[Dataset]

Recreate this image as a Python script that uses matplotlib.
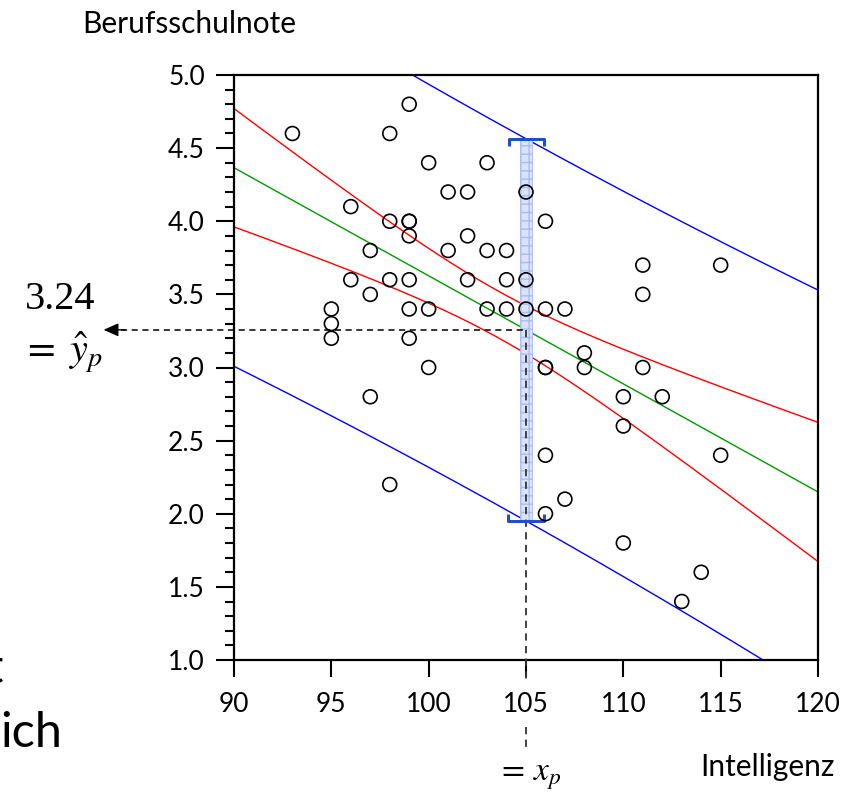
import numpy as np
import matplotlib.pyplot as plt
from matplotlib.patches import Rectangle
from matplotlib.ticker import MultipleLocator

#------------------
# Data
#------------------

intelligenz = [93,
               95, 95, 95,
               96, 96,
               97, 97, 97,
               98, 98, 98, 98,
               99, 99, 99, 99, 99, 99, 99,
               100, 100, 100,
               101, 101,
               102, 102, 102,
               103, 103, 103,
               104, 104, 104,
               105, 105, 105,
               106, 106, 106, 106, 106, 106,
               107, 107,
               108, 108,
               110, 110, 110,
               111, 111, 111,
               112, 113, 114,
               115, 115]
note = [4.6,
        3.4, 3.3, 3.2,
        4.1, 3.6,
        3.8, 3.5, 2.8,
        4.6, 4.0, 3.6, 2.2,
        4.8, 4.0, 4.0, 3.9, 3.6, 3.4, 3.2,
        4.4, 3.4, 3.0,
        4.2, 3.8,
        4.2, 3.9, 3.6,
        4.4, 3.8, 3.4,
        3.8, 3.6, 3.4,
        4.2, 3.6, 3.4,
        4.0, 3.4, 3.0, 3.0, 2.4, 2.0,
        3.4, 2.1,
        3.1, 3.0,
        2.8, 2.6, 1.8,
        3.7, 3.5, 3.0,
        2.8, 1.4, 1.6,
        3.7, 2.4]

# regression summary
b0 = 11.017       # intercept
b1 = -0.0739      # slope
s_res = 0.649     # residual standard error
n_obs = 66
x_mean = 103.6
sxx = 2250.0
t_crit = 1.997

x_p = 105
y_hat_label = '3.24'

x_ticks = [90, 95, 100, 105, 110, 115, 120]
y_ticks = [1.0, 1.5, 2.0, 2.5, 3.0, 3.5, 4.0, 4.5, 5.0]

#------------------
# Bands
#------------------

x = np.array(intelligenz, float)
y = np.array(note, float)

def half_width(xv, pred=False):
    extra = 1.0 if pred else 0.0
    return t_crit * s_res * np.sqrt(extra + 1 / n_obs + (xv - x_mean) ** 2 / sxx)

xs = np.linspace(89, 121, 400)
fit = b0 + b1 * xs
h_conf = half_width(xs)
h_pred = half_width(xs, pred=True)

y_hat_p = b0 + b1 * x_p
pred_lo = y_hat_p - half_width(x_p, pred=True)
pred_hi = y_hat_p + half_width(x_p, pred=True)

#------------------
# Plot
#------------------

W, H = 858, 799
fig = plt.figure(figsize=(W / 100, H / 100), dpi=100)
ax = fig.add_axes([234 / W, 1 - 660 / H, (818 - 234) / W, (660 - 75) / H])

font = 'Lato'

ax.plot(xs, fit, color='#009900', lw=1.0)
ax.plot(xs, fit + h_conf, color='#ff0000', lw=1.0)
ax.plot(xs, fit - h_conf, color='#ff0000', lw=1.0)
ax.plot(xs, fit + h_pred, color='#0000ff', lw=1.0)
ax.plot(xs, fit - h_pred, color='#0000ff', lw=1.0)

# prediction interval at x_p
ax.add_patch(Rectangle((x_p - 0.3, pred_lo), 0.6, pred_hi - pred_lo,
                       facecolor='#dae3f9', edgecolor='#a9bdf0', lw=0.6,
                       hatch='++', zorder=2))
cap = '#2050c8'
ax.plot([x_p - 0.85, x_p - 0.85, x_p + 0.95, x_p + 0.95],
        [pred_hi - 0.05, pred_hi, pred_hi, pred_hi - 0.05],
        color=cap, lw=2.2, zorder=4, solid_capstyle='butt')
ax.plot([x_p - 0.9, x_p - 0.9, x_p + 0.9, x_p + 0.9],
        [pred_lo + 0.05, pred_lo, pred_lo, pred_lo + 0.05],
        color=cap, lw=2.2, zorder=4, solid_capstyle='butt')

ax.scatter(x, y, s=100, facecolors='none', edgecolors='black',
           linewidths=1.2, zorder=5)

# dashed guides
dash = (0, (4, 3))
ax.plot([84.2, x_p], [y_hat_p, y_hat_p], color='black', lw=1.1,
        ls=dash, clip_on=False, zorder=3)
ax.annotate('', xy=(83.3, y_hat_p), xytext=(84.4, y_hat_p),
            arrowprops=dict(arrowstyle='-|>,head_length=0.9,head_width=0.4',
                            color='black', lw=1.0, shrinkA=0, shrinkB=0),
            annotation_clip=False)
ax.plot([x_p, x_p], [y_hat_p, 0.843], color='#333333', lw=1.3,
        ls=dash, clip_on=False, zorder=3)
ax.plot([x_p, x_p], [0.545, 0.40], color='#333333', lw=1.3,
        ls=dash, clip_on=False, zorder=3)

ax.set_xlim(90, 120)
ax.set_ylim(1, 5)
ax.set_xticks(x_ticks)
ax.set_yticks(y_ticks)
ax.set_xticklabels([str(v) for v in x_ticks], fontfamily=font, fontsize=19)
ax.set_yticklabels([f'{v:.1f}' for v in y_ticks], fontfamily=font, fontsize=19)
ax.yaxis.set_minor_locator(MultipleLocator(0.1))
ax.tick_params(axis='y', which='major', length=13, width=1.5, pad=8)
ax.tick_params(axis='y', which='minor', length=6.5, width=1.5)
ax.tick_params(axis='x', which='major', length=12, width=1.5, pad=11)
for sp in ax.spines.values():
    sp.set_linewidth(1.6)

# texts
fig.text(82 / W, 1 - 33 / H, 'Berufsschulnote', fontfamily=font,
         fontsize=21.5, va='baseline', ha='left')
fig.text(700 / W, 1 - 776 / H, 'Intelligenz', fontfamily=font,
         fontsize=21.5, va='baseline', ha='left')

plt.rcParams['mathtext.fontset'] = 'stix'
fig.text(25 / W, 1 - 309 / H, y_hat_label, fontfamily='Liberation Serif',
         fontsize=29, va='baseline', ha='left')
fig.text(22 / W, 1 - 352 / H, r'$=\;\hat{y}_p$', fontsize=29,
         va='center', ha='left')
fig.text(497 / W, 1 - 775 / H, r'$=\,x_p$', fontsize=24,
         va='center', ha='left')

fig.text(0, 1 - 747 / H, 'ich', fontfamily=font, fontsize=35,
         va='baseline', ha='left')
fig.text(-14 / W, 1 - 683 / H, 't', fontfamily=font, fontsize=35,
         va='baseline', ha='left')

fig.savefig('out.png', dpi=100)
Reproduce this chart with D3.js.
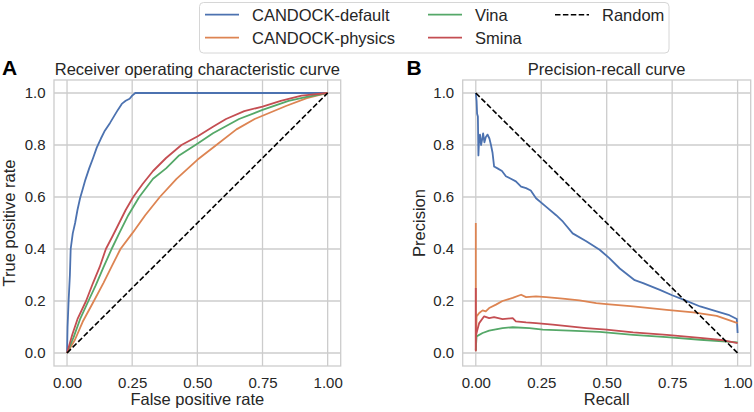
<!DOCTYPE html>
<html>
<head>
<meta charset="utf-8">
<script src="https://cdn.jsdelivr.net/npm/d3@7"></script>
<style>
  body { margin: 0; background: #fff; }
  svg { display: block; font-family: "Liberation Sans", Arial, sans-serif; }
</style>
</head>
<body>
<script>
// series names and colours (seaborn "deep")
const seriesNames = ["CANDOCK-default", "CANDOCK-physics", "Vina", "Smina"]
const seriesColors = ["#4c72b0", "#dd8452", "#55a868", "#c44e52"]

// ROC curves, [fpr, tpr]
const rocDefault = [[0,0],[0.002,0.1],[0.006,0.2],[0.011,0.3],[0.014,0.4],[0.022,0.46],[0.031,0.5],[0.04,0.55],[0.05,0.595],[0.06,0.63],[0.07,0.665],[0.085,0.71],[0.1,0.75],[0.114,0.79],[0.13,0.825],[0.145,0.855],[0.165,0.885],[0.18,0.91],[0.195,0.935],[0.21,0.958],[0.225,0.97],[0.24,0.978],[0.25,0.99],[0.262,1.0],[1,1]]
const rocPhysics = [[0,0],[0.03,0.05],[0.06,0.12],[0.103,0.2],[0.14,0.27],[0.17,0.33],[0.205,0.4],[0.25,0.46],[0.3,0.53],[0.356,0.6],[0.42,0.67],[0.5,0.743],[0.573,0.8],[0.65,0.86],[0.72,0.9],[0.78,0.925],[0.84,0.95],[0.92,0.98],[1,1]]
const rocVina = [[0,0],[0.025,0.06],[0.05,0.13],[0.082,0.2],[0.11,0.26],[0.14,0.33],[0.171,0.4],[0.2,0.46],[0.235,0.53],[0.277,0.6],[0.33,0.67],[0.38,0.71],[0.43,0.76],[0.5,0.805],[0.56,0.845],[0.66,0.9],[0.75,0.935],[0.85,0.97],[0.92,0.985],[1,1]]
const rocSmina = [[0,0],[0.02,0.07],[0.04,0.13],[0.073,0.2],[0.1,0.27],[0.125,0.33],[0.149,0.4],[0.175,0.45],[0.2,0.5],[0.225,0.55],[0.254,0.6],[0.29,0.65],[0.33,0.7],[0.38,0.75],[0.439,0.8],[0.5,0.833],[0.56,0.87],[0.61,0.9],[0.68,0.93],[0.75,0.948],[0.82,0.97],[0.9,0.99],[1,1]]
const rocRandom = [[0,0],[1,1]]

// precision-recall curves, [recall, precision]
const prDefault = [[0,1],[0.003,0.97],[0.005,0.92],[0.008,0.91],[0.01,0.76],[0.013,0.83],[0.016,0.84],[0.02,0.8],[0.024,0.82],[0.028,0.845],[0.033,0.81],[0.038,0.83],[0.045,0.84],[0.052,0.825],[0.058,0.8],[0.064,0.77],[0.07,0.717],[0.083,0.71],[0.1,0.7],[0.115,0.68],[0.134,0.67],[0.153,0.66],[0.173,0.64],[0.192,0.634],[0.21,0.625],[0.23,0.595],[0.268,0.563],[0.307,0.53],[0.333,0.505],[0.37,0.46],[0.422,0.43],[0.473,0.397],[0.51,0.365],[0.55,0.325],[0.607,0.28],[0.639,0.269],[0.703,0.243],[0.75,0.222],[0.793,0.205],[0.857,0.179],[0.92,0.16],[0.965,0.147],[0.997,0.131],[1,0.077]]
const prPhysics = [[0,0.5],[0,0.01],[0.003,0.141],[0.013,0.154],[0.026,0.164],[0.038,0.16],[0.051,0.173],[0.077,0.186],[0.102,0.2],[0.141,0.212],[0.173,0.224],[0.192,0.215],[0.23,0.218],[0.269,0.215],[0.332,0.209],[0.396,0.202],[0.46,0.192],[0.499,0.188],[0.601,0.179],[0.729,0.166],[0.831,0.156],[0.92,0.143],[1,0.115]]
const prVina = [[0,0.01],[0.001,0.032],[0.003,0.064],[0.026,0.077],[0.051,0.086],[0.102,0.096],[0.141,0.099],[0.205,0.096],[0.256,0.09],[0.358,0.086],[0.473,0.081],[0.601,0.07],[0.729,0.061],[0.857,0.051],[1,0.041]]
const prSmina = [[0,0.25],[0,0.01],[0.001,0.07],[0.013,0.115],[0.032,0.141],[0.051,0.134],[0.07,0.138],[0.102,0.13],[0.141,0.134],[0.153,0.122],[0.192,0.118],[0.23,0.115],[0.294,0.109],[0.358,0.102],[0.422,0.096],[0.499,0.09],[0.601,0.079],[0.729,0.07],[0.857,0.058],[0.946,0.049],[1,0.038]]
const prRandom = [[0,1],[1,0]]

// tick values
const xTicks = [0, 0.25, 0.5, 0.75, 1]
const yTicks = [0, 0.2, 0.4, 0.6, 0.8, 1]

const W = 754, H = 412
const textColor = "#262626", gridColor = "#cccccc"

const svg = d3.select("body").append("svg")
  .attr("width", W).attr("height", H)

// one panel: frame, grid, ticks, curves
function panel(opts) {
  const x = d3.scaleLinear().domain([-0.05, 1.05]).range([opts.left, opts.right])
  const y = d3.scaleLinear().domain([-0.05, 1.05]).range([366, 80])
  const g = svg.append("g")

  // grid
  g.selectAll(".gx").data(xTicks).enter().append("line")
    .attr("x1", d => x(d)).attr("x2", d => x(d))
    .attr("y1", y.range()[1]).attr("y2", y.range()[0])
    .attr("stroke", gridColor).attr("stroke-width", 1.3)
  g.selectAll(".gy").data(yTicks).enter().append("line")
    .attr("y1", d => y(d)).attr("y2", d => y(d))
    .attr("x1", opts.left).attr("x2", opts.right)
    .attr("stroke", gridColor).attr("stroke-width", 1.3)
  // frame
  g.append("rect")
    .attr("x", opts.left).attr("y", 80)
    .attr("width", opts.right - opts.left).attr("height", 286)
    .attr("fill", "none").attr("stroke", gridColor).attr("stroke-width", 1.3)

  // axes (labels only)
  const ax = g.append("g").attr("transform", "translate(0,366)")
    .call(d3.axisBottom(x).tickValues(xTicks).tickFormat(d3.format(".2f")).tickSize(0).tickPadding(11))
  const ay = g.append("g").attr("transform", "translate(" + opts.left + ",0)")
    .call(d3.axisLeft(y).tickValues(yTicks).tickFormat(d3.format(".1f")).tickSize(0).tickPadding(8.5))
  ;[ax, ay].forEach(a => {
    a.select(".domain").remove()
    a.selectAll("text").attr("fill", textColor).style("font-size", "15px")
      .style("font-family", '"Liberation Sans", Arial, sans-serif')
  })

  // curves
  const line = d3.line().x(d => x(d[0])).y(d => y(d[1]))
  opts.series.forEach((s, i) => {
    g.append("path").datum(s)
      .attr("d", line).attr("fill", "none")
      .attr("stroke", seriesColors[i]).attr("stroke-width", 1.8)
      .attr("stroke-linejoin", "round")
  })
  g.append("path").datum(opts.random)
    .attr("d", line).attr("fill", "none")
    .attr("stroke", "#000").attr("stroke-width", 1.6)
    .attr("stroke-dasharray", "5.5,2.4")

  // texts
  const mid = (opts.left + opts.right) / 2
  g.append("text").attr("x", mid).attr("y", 75).attr("text-anchor", "middle")
    .attr("fill", textColor).style("font-size", "16.5px").text(opts.title)
  g.append("text").attr("x", mid).attr("y", 405).attr("text-anchor", "middle")
    .attr("fill", textColor).style("font-size", "16.5px").text(opts.xLabel)
  g.append("text").attr("transform", "translate(" + opts.yLabelX + ",223) rotate(-90)")
    .attr("text-anchor", "middle")
    .attr("fill", textColor).style("font-size", "16.5px").text(opts.yLabel)
  g.append("text").attr("x", opts.letterX).attr("y", 75)
    .attr("fill", "#000").style("font-size", "21px").style("font-weight", "bold")
    .text(opts.letter)
}

panel({
  left: 54, right: 340.7, letter: "A", letterX: 2, yLabelX: 15,
  title: "Receiver operating characteristic curve",
  xLabel: "False positive rate", yLabel: "True positive rate",
  series: [rocDefault, rocPhysics, rocVina, rocSmina], random: rocRandom
})
panel({
  left: 462.7, right: 750.7, letter: "B", letterX: 406.5, yLabelX: 425,
  title: "Precision-recall curve",
  xLabel: "Recall", yLabel: "Precision",
  series: [prDefault, prPhysics, prVina, prSmina], random: prRandom
})

// legend, three columns
const legend = svg.append("g")
legend.append("rect")
  .attr("x", 199.5).attr("y", 2.5).attr("width", 469.5).attr("height", 50.5)
  .attr("rx", 4).attr("fill", "#fff").attr("stroke", "#d6d6d6").attr("stroke-width", 1)

const legendItems = seriesNames.map((n, i) => ({name: n, color: seriesColors[i], dash: null}))
  .concat([{name: "Random", color: "#000", dash: "5.5,2.4"}])
const colLine = [205, 428, 555]
const colText = [252, 475, 602]
const rowY = [14.7, 37.7]

legendItems.forEach((d, i) => {
  const c = Math.floor(i / 2), r = i % 2
  legend.append("line")
    .attr("x1", colLine[c]).attr("x2", colLine[c] + 34)
    .attr("y1", rowY[r]).attr("y2", rowY[r])
    .attr("stroke", d.color).attr("stroke-width", d.dash ? 1.6 : 1.8)
    .attr("stroke-dasharray", d.dash)
  legend.append("text")
    .attr("x", colText[c]).attr("y", rowY[r] + 6)
    .attr("fill", textColor).style("font-size", "16.5px")
    .text(d.name)
})
</script>
</body>
</html>
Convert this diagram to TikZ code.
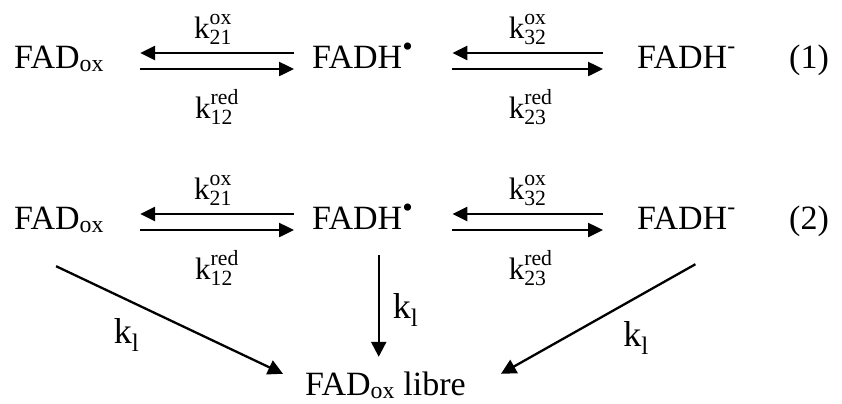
\documentclass[tikz,border=0pt]{standalone}
\usepackage{fontspec}
\setmainfont{Liberation Serif}
\usepackage{amsmath}
\usetikzlibrary{arrows.meta}

\newcommand{\semiq}{\textsuperscript{\raisebox{0.1em}{\fontsize{30bp}{30bp}\selectfont\textbullet}}}
\newcommand{\anion}{\textsuperscript{\raisebox{0.25em}{-}}}

\begin{document}
\begin{tikzpicture}[x=1bp, y=-1bp,
      species/.style={inner sep=0pt, anchor=base west, text height=22bp, text depth=8bp,
        font=\fontsize{34bp}{40bp}\selectfont},
      rate/.style={inner sep=0pt, anchor=base, font=\fontsize{31bp}{36bp}\selectfont},
      leakrate/.style={inner sep=0pt, font=\fontsize{36bp}{42bp}\selectfont},
      eq/.style={line width=2.5bp, -{Triangle[length=15bp,width=14bp]}},
      leak/.style={line width=2.3bp, -{Triangle[length=15bp,width=15bp]}}]
    \useasboundingbox (0,0) rectangle (842,403);
    % scheme (1)
    \node[species] (ox1) at (14,68) {FAD\textsubscript{ox}};
    \node[species] (sq1) at (312,68) {FADH\semiq};
    \node[species] (hq1) at (637,68) {FADH\anion};
    \node[species] (num1) at (789,68) {(1)};
    % scheme (2)
    \node[species] (ox2) at (14,229) {FAD\textsubscript{ox}};
    \node[species] (sq2) at (312,229) {FADH\semiq};
    \node[species] (hq2) at (637,229) {FADH\anion};
    \node[species] (num2) at (789,229) {(2)};
    \node[species, text depth=4bp] (free) at (305,395) {FAD\textsubscript{ox} libre};
    % equilibria of scheme (1)
    \draw[eq] ([xshift=-18bp,yshift=8bp]sq1.west) -- ([xshift=36bp,yshift=8bp]ox1.east)
      node[rate, midway, xshift=-4bp, yshift=15bp] {$\text{k}_{\text{21}}^{\text{ox}}$};
    \draw[eq] ([xshift=36bp,yshift=-8bp]ox1.east) -- ([xshift=-18bp,yshift=-8bp]sq1.west)
      node[rate, midway, yshift=-49bp] {$\text{k}_{\text{12}}^{\text{red}}$};
    \draw[eq] ([xshift=-34bp,yshift=8bp]hq1.west) -- ([xshift=39bp,yshift=8bp]sq1.east)
      node[rate, midway, yshift=15bp] {$\text{k}_{\text{32}}^{\text{ox}}$};
    \draw[eq] ([xshift=39bp,yshift=-8bp]sq1.east) -- ([xshift=-34bp,yshift=-8bp]hq1.west)
      node[rate, midway, xshift=3bp, yshift=-49bp] {$\text{k}_{\text{23}}^{\text{red}}$};
    % equilibria of scheme (2)
    \draw[eq] ([xshift=-18bp,yshift=8bp]sq2.west) -- ([xshift=36bp,yshift=8bp]ox2.east)
      node[rate, midway, xshift=-4bp, yshift=15bp] {$\text{k}_{\text{21}}^{\text{ox}}$};
    \draw[eq] ([xshift=36bp,yshift=-8bp]ox2.east) -- ([xshift=-18bp,yshift=-8bp]sq2.west)
      node[rate, midway, yshift=-49bp] {$\text{k}_{\text{12}}^{\text{red}}$};
    \draw[eq] ([xshift=-34bp,yshift=8bp]hq2.west) -- ([xshift=39bp,yshift=8bp]sq2.east)
      node[rate, midway, yshift=15bp] {$\text{k}_{\text{32}}^{\text{ox}}$};
    \draw[eq] ([xshift=39bp,yshift=-8bp]sq2.east) -- ([xshift=-34bp,yshift=-8bp]hq2.west)
      node[rate, midway, xshift=3bp, yshift=-49bp] {$\text{k}_{\text{23}}^{\text{red}}$};
    % release of the free flavin
    \coordinate (vtop) at ([xshift=16bp,yshift=-18bp]sq2.south);
    \draw[leak] ([xshift=-3bp,yshift=-29bp]ox2.south) -- ([xshift=-22bp,yshift=-1bp]free.north west)
      node[leakrate, midway, xshift=-43bp, yshift=-15bp] {k\textsubscript{l}};
    \draw[leak, shorten >=16bp] (vtop) -- (vtop |- free.north)
      node[leakrate, midway, xshift=27bp, yshift=4bp] {k\textsubscript{l}};
    \draw[leak] ([xshift=9bp,yshift=-27bp]hq2.south) -- ([xshift=35bp,yshift=-1bp]free.north east)
      node[leakrate, midway, xshift=38bp, yshift=-19bp] {k\textsubscript{l}};
\end{tikzpicture}
\end{document}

[Your task] Copy each line of the records that contains the word "chart".

[Complete response]
Reproduce this chart with D3.js.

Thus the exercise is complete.